Students would approach us, wanting to practise their English or just to be photographed with us. We were welcomed into people’s homes and invited to share their food. We overpaid for tuk-tuks, argued our routes with taxi drivers, and our bargaining strategies improved with frequent and hilarious use. Our guides teased and flirted with us.
We caught the India bug badly in Rajasthan. Since then, we have returned twice. Once to explore Assam and Sikkim, chugging barely afloat down the mighty Brahmaputra river, experiencing Diwali, riding on elephants, trekking through the foothills of the Himalayas, staying with local families.
Most recently we visited Tamil Nadu where, other than surviving the threat of the wild rhododendrons, we smuggled gin over the Kerala/Tamil Nadu border, stayed on tea stations, visited the extraordinary decorated temples at Madurai and Tanjore among others, were blessed by temple elephants, wandered the streets of Pondicherry and more. And, of course, we shopped.
The real pleasure in travelling with a close friend is that we can just be ourselves – independent and free. There are the added benefits of a fingertip of someone else’s moisturiser or a borrowed splash of someone else’s smelly to enhance the journey.

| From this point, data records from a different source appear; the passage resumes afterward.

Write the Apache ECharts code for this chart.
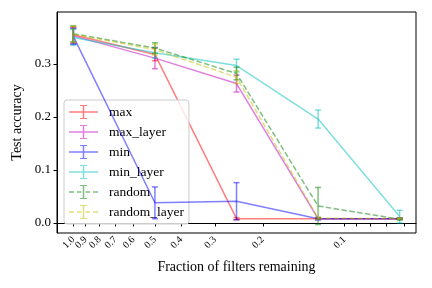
<!DOCTYPE html>
<html>
<head>
<meta charset="utf-8">
<script src="https://cdn.jsdelivr.net/npm/echarts@6/dist/echarts.min.js"></script>
<style>html,body{margin:0;padding:0;background:#fff}#c{width:432px;height:288px}</style>
</head>
<body>
<div id="c"></div>
<script>
const fractions = [1, 0.5, 0.25, 0.125, 0.0625];
const seriesNames = ['max', 'max_layer', 'min', 'min_layer', 'random', 'random_layer'];
const maxVals = [0.355, 0.318, 0.008, 0.008, 0.008];
const maxErr = [0.015, 0.012, 0.002, 0.001, 0.001];
const maxLayerVals = [0.353, 0.311, 0.263, 0.008, 0.008];
const maxLayerErr = [0.015, 0.020, 0.016, 0.002, 0.001];
const minVals = [0.352, 0.038, 0.041, 0.008, 0.008];
const minErr = [0.015, 0.030, 0.035, 0.002, 0.001];
const minLayerVals = [0.350, 0.321, 0.297, 0.196, 0.012];
const minLayerErr = [0.015, 0.010, 0.012, 0.017, 0.012];
const randomVals = [0.357, 0.330, 0.282, 0.032, 0.007];
const randomErr = [0.015, 0.010, 0.012, 0.035, 0.002];
const randomLayerVals = [0.356, 0.327, 0.275, 0.009, 0.008];
const randomLayerErr = [0.015, 0.010, 0.012, 0.002, 0.001];
const xTickValues = [1.0, 0.9, 0.8, 0.7, 0.6, 0.5, 0.4, 0.3, 0.2, 0.1, 0.09, 0.08, 0.07, 0.06];
const xLabelValuesA = [1.0, 0.8, 0.6, 0.4, 0.2];
const xLabelValuesB = [0.9, 0.7, 0.5, 0.3, 0.1];
const yTickValues = [0.0, 0.1, 0.2, 0.3];

const allVals = [maxVals, maxLayerVals, minVals, minLayerVals, randomVals, randomLayerVals];
const allErr = [maxErr, maxLayerErr, minErr, minLayerErr, randomErr, randomLayerErr];
const colors = ['rgba(255,0,0,0.5)', 'rgba(191,0,191,0.5)', 'rgba(0,0,255,0.5)',
                'rgba(0,191,191,0.5)', 'rgba(0,128,0,0.5)', 'rgba(191,191,0,0.5)'];
const dashed = [false, false, false, false, true, true];

const solidIcon = 'path://M0 6.25h29v1.5h-29z M13.75 0h1.5v14h-1.5z M11 0h7v1h-7z M11 13h7v1h-7z';
const dashIcon = 'path://M0 6.25h5v1.5h-5z M8 6.25h4.5v1.5h-4.5z M16.5 6.25h4.5v1.5h-4.5z M24 6.25h5v1.5h-5z M13.75 0h1.5v14h-1.5z M11 0h7v1h-7z M11 13h7v1h-7z';

const font = 'Liberation Serif';
const series = [];
seriesNames.forEach((name, i) => {
  series.push({
    name: name + '__line',
    type: 'line',
    xAxisIndex: 0,
    data: fractions.map((f, j) => [f, allVals[i][j]]),
    symbol: 'none',
    color: colors[i],
    lineStyle: { color: colors[i], width: 1.5, type: dashed[i] ? [5.5, 2.4] : 'solid' },
    z: 2 + i * 2,
    silent: true,
    animation: false
  });
  series.push({
    name: name,
    type: 'custom',
    xAxisIndex: 0,
    data: fractions.map((f, j) => [f, allVals[i][j], allErr[i][j]]),
    encode: { x: 0, y: 1 },
    itemStyle: { color: colors[i] },
    color: colors[i],
    z: 3 + i * 2,
    animation: false,
    renderItem: function (params, api) {
      const x = api.value(0), y = api.value(1), e = api.value(2);
      const t = api.coord([x, y + e]);
      const b = api.coord([x, y - e]);
      const st = { stroke: colors[i], lineWidth: 1.5, fill: null };
      return {
        type: 'group',
        children: [
          { type: 'line', shape: { x1: t[0], y1: t[1], x2: b[0], y2: b[1] }, style: st },
          { type: 'line', shape: { x1: t[0] - 3, y1: t[1], x2: t[0] + 3, y2: t[1] }, style: st },
          { type: 'line', shape: { x1: b[0] - 3, y1: b[1], x2: b[0] + 3, y2: b[1] }, style: st }
        ]
      };
    }
  });
});

const xLabelBase = { show: true, rotate: 45, fontFamily: font, fontSize: 10, color: '#000', margin: 5,
                     formatter: v => Number(v).toFixed(1) };

const chart = echarts.init(document.getElementById('c'), null, { renderer: 'canvas' });
chart.setOption({
  animation: false,
  backgroundColor: '#fff',
  grid: { left: 57, right: 16, top: 12, bottom: 55, containLabel: false, outerBoundsMode: 'none',
          show: true, borderColor: '#000', borderWidth: 1, backgroundColor: 'transparent' },
  xAxis: [{
    type: 'log', logBase: 10, inverse: true, min: 0.0544, max: 1.149, position: 'bottom',
    name: 'Fraction of filters remaining', nameLocation: 'middle', nameGap: 27,
    nameTextStyle: { fontFamily: font, fontSize: 14, color: '#000' },
    axisLine: { show: true, lineStyle: { color: '#000', width: 1 } },
    axisTick: { show: true, length: 3.5, lineStyle: { color: '#000' }, customValues: xTickValues },
    axisLabel: Object.assign({ customValues: xLabelValuesA }, xLabelBase),
    splitLine: { show: false }, minorTick: { show: false }, minorSplitLine: { show: false }
  }, {
    type: 'log', logBase: 10, inverse: true, min: 0.0544, max: 1.149, position: 'bottom', offset: 0,
    axisLine: { show: false },
    axisTick: { show: false },
    axisLabel: Object.assign({ customValues: xLabelValuesB }, xLabelBase),
    splitLine: { show: false }, minorTick: { show: false }, minorSplitLine: { show: false }
  }],
  yAxis: {
    type: 'value', min: -0.019, max: 0.398,
    name: 'Test accuracy', nameLocation: 'middle', nameGap: 31,
    nameTextStyle: { fontFamily: font, fontSize: 14, color: '#000' },
    axisLine: { show: true, lineStyle: { color: '#000', width: 1 } },
    axisTick: { show: true, length: 3.5, lineStyle: { color: '#000' }, customValues: yTickValues },
    axisLabel: { show: true, fontFamily: font, fontSize: 13, color: '#000', margin: 6,
                 customValues: yTickValues, formatter: v => Number(v).toFixed(1) },
    splitLine: { show: false }
  },
  legend: {
    orient: 'vertical', left: 64, top: 100,
    data: seriesNames.map((n, i) => ({ name: n, icon: dashed[i] ? dashIcon : solidIcon })),
    itemWidth: 29, itemHeight: 14, itemGap: 6,
    padding: [5, 5, 5, 5],
    borderColor: '#ccc', borderWidth: 1, borderRadius: 3,
    backgroundColor: 'rgba(255,255,255,0.8)',
    itemStyle: { borderWidth: 0 },
    textStyle: { fontFamily: font, fontSize: 13.5, color: '#000', padding: [0, 0, 0, 6] },
    selectedMode: false
  },
  series: series
});
</script>
</body>
</html>
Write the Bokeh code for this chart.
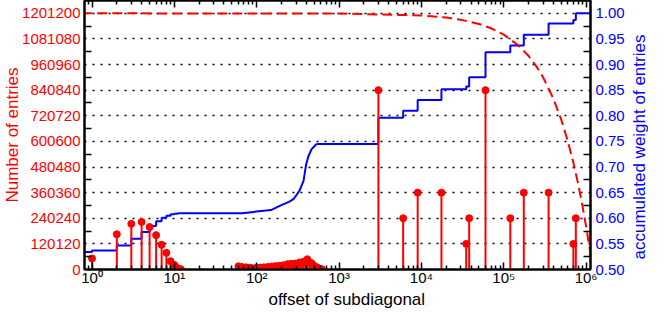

For two weeks, neither of us has to be anyone’s work colleague, wife or mother. At our age and stage – in my case having been married for more than 30 years – travelling without our husbands confirmed for us that life doesn’t begin and end within the four walls of our marriages. We can delve into new experiences alone without threatening the status quo.
Life at home goes on as normal but the friendship between Julie and me has grown stronger as a result of our adventures together.
Maybe our marriages have too. Breaking out of the normal routine is a shot in the arm but doesn’t mean that we don’t appreciate being home when that is over. If anything, perhaps we appreciate it more. We are already discussing which part of India to visit in another two years.